## Written instruction
Begin with the first line below and retype each line exactly through the line containing "import * as". Any pictures are to be left out.

## Supplied material
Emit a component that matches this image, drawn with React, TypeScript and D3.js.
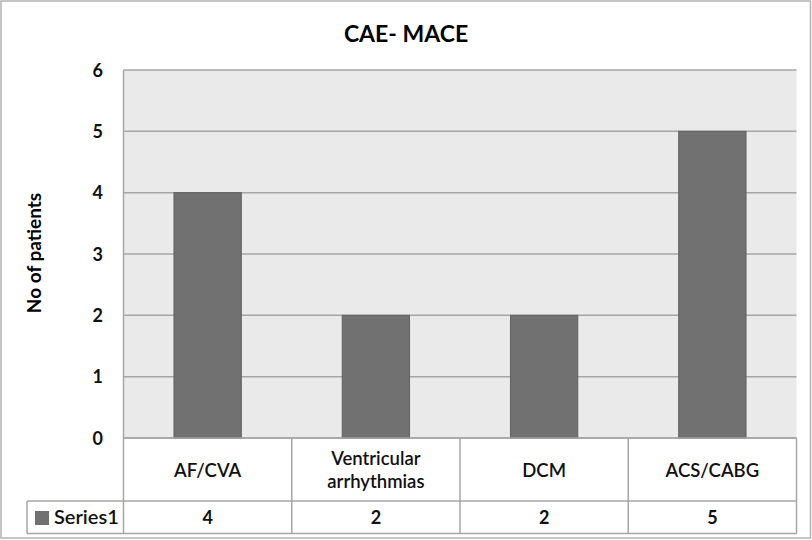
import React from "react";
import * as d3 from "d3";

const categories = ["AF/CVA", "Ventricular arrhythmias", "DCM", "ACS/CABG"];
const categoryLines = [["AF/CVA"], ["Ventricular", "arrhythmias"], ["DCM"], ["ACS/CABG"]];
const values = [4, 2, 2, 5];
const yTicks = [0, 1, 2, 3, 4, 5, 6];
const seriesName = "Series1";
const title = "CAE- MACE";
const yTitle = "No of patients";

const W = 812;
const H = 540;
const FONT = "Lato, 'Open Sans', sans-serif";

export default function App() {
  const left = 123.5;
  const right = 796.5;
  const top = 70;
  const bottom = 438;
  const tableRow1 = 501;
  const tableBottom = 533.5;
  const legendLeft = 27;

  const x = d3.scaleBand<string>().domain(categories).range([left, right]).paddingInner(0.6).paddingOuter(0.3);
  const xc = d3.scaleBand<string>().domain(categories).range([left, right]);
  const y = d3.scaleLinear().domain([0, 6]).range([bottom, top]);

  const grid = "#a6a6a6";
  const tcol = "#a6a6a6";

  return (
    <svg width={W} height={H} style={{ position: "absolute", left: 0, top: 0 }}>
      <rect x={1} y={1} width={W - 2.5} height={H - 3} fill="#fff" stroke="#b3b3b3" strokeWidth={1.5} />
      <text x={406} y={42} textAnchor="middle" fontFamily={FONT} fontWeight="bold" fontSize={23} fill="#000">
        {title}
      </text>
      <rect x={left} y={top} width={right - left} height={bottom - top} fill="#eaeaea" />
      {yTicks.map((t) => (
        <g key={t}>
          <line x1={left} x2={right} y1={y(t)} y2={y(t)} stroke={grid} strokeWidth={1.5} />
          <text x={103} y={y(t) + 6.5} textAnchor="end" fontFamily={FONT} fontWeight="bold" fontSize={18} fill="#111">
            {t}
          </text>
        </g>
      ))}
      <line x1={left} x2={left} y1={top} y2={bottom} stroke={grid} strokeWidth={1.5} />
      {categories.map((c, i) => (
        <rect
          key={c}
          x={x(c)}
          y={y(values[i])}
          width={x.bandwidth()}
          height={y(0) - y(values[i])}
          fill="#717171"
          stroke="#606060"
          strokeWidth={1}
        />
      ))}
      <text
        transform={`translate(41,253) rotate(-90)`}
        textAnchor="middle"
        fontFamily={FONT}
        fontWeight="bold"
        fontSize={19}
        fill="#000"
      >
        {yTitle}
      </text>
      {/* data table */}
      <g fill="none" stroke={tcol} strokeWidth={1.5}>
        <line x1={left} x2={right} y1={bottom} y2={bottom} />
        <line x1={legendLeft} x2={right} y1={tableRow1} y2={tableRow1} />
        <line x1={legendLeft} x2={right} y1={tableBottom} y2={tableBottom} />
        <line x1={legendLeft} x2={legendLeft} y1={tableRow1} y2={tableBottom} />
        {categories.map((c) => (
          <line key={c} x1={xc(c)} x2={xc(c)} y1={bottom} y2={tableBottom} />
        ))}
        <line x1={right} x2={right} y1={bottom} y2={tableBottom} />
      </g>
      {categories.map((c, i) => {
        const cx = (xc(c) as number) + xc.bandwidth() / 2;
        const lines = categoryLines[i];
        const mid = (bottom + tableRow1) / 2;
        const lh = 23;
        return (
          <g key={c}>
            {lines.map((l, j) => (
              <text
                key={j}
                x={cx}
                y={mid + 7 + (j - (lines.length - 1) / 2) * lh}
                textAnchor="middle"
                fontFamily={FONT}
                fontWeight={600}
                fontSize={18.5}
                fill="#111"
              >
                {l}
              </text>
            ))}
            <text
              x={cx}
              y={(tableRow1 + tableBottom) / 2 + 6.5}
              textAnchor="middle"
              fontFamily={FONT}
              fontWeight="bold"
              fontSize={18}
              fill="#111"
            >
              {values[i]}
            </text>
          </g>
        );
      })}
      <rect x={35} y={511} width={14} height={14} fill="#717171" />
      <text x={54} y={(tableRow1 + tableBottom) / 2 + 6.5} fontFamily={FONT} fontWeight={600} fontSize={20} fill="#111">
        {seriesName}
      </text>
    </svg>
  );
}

## Worked solution
Emit a component that matches this image, drawn with React, TypeScript and D3.js.
import React from "react";
import * as d3 from "d3";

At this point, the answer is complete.